Consumer nutrition attitudes remain steady
Sept. 27, 2011
by Keith Nunes
CHICAGO — A survey conducted by the American Dietetics Association (A.D.A.) shows that despite an increased focus by the government, media and the food industry on the relationship between health and nutrition, consumers attitudes and behaviors have only shifted slightly since 2008, the last time the survey was conducted. In fact, the A.D.A. said the attitudes and behaviors of adults toward nutrition have seemed to level in 2011.
In the survey, titled “Nutrition and you: Trends 2011,” the researchers asked respondents a number of different questions to segment consumers into three groups that represent people’s overall attitudes toward maintaining a healthy diet and getting regular exercise. The categories included “I’m already doing it,” “I know I should,” and “Don’t bother me.”
Results of the survey show the percentages of people in all three categories are virtually unchanged from the last survey in 2008, with 42% in 2011 saying they already do it (versus 45% in 2008), 38% saying they know they should (37%) and 20% saying don’t bother me (18%).
“It’s interesting that almost half of those surveyed think they are doing enough, but other indicators show that’s clearly not the case,” said Jeannie Gazzaniga-Moloo, spokesperson for the A.D.A.
Ms.
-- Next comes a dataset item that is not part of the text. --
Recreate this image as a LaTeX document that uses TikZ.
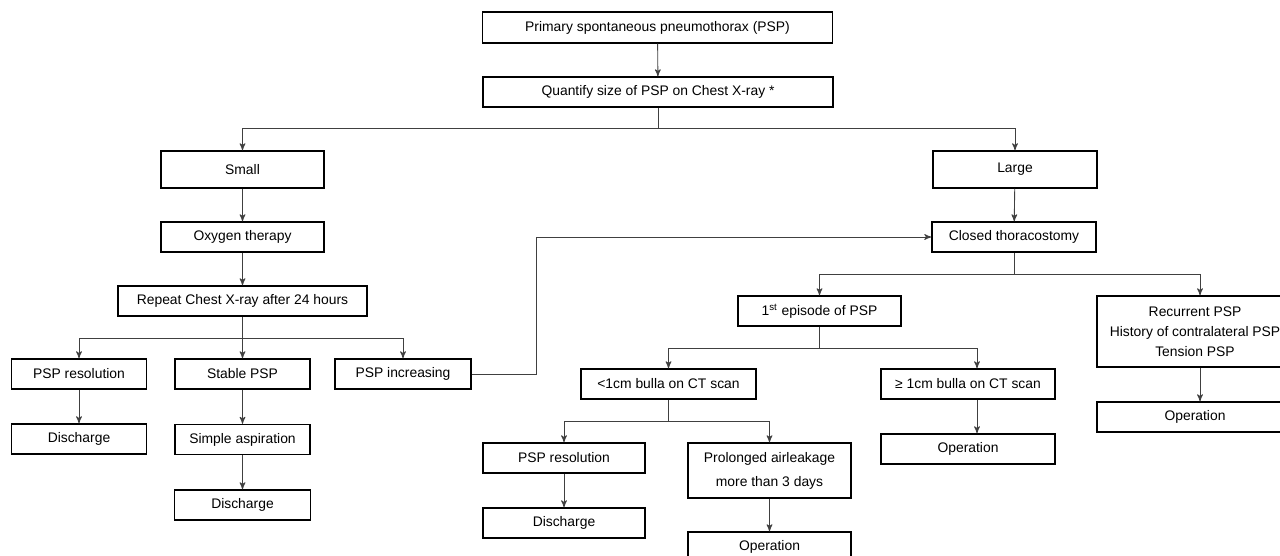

Gazzaniga-Moloo added that historically the “don’t bother me category” segment had been as large as 40% in the mid-1990s, and the “I’m already doing it” category had been as low as 23% in 1993 and did not top 30% until 2002.
“These trends tell us people are increasingly paying more attention to their nutritional and physical activity needs and are feeling content that they are doing what they need to do to eat right and be healthy,” Ms. Gazzaniga-Moloo said.
Respondents also were asked if their consumption of several different foods had gone up, down or stayed the same over the past five years. For the most part, according to the A.D.A., people said their consumption in the past five years stayed the same for dairy products (61%), pork (52%), beef (49%), chicken (49%), fruits (48%), vegetables (45%), whole grain foods (45%) and fish (42%).
Consumers said they had increased their consumption of vegetables (49%), whole grain foods (48%), fish (46%) and chicken (44%). The findings are consistent with the results of the survey in 2008, according to the A.D.A.
“It is good news to see that people continue to eat more vegetables, whole grains and fruits,” Ms. Gazzaniga-Moloo said.
Asked if they had decreased consumption of any of the foods on the list, some respondents said they had cut back on beef (39%), pork (35%) and dairy products (22%).
“Cutbacks on pork, beef and dairy may reflect movement toward lower overall consumption of saturated fats; however, cutting back, particularly on dairy can also reduce people’s intake of calcium and vitamin D,” Ms. Gazzaniga-Moloo said.
Foods consumers said they were most likely to have increased consumption in the past five years included berries, low-fat foods, those featuring omega-3 fatty acids, low-sugar foods and low-sodium foods. Foods or nutrients consumers said they were least likely to increase consumption of were gluten-free foods, food containing trans fatty acids and allergen-free foods.
Participants in the A.D.A.’s survey were 754 adults age 18 and older who were not employed in the food, nutrition dietetics or market research industries. Interviews were conducted in May 2011 by telephone by Mintel International Group Ltd.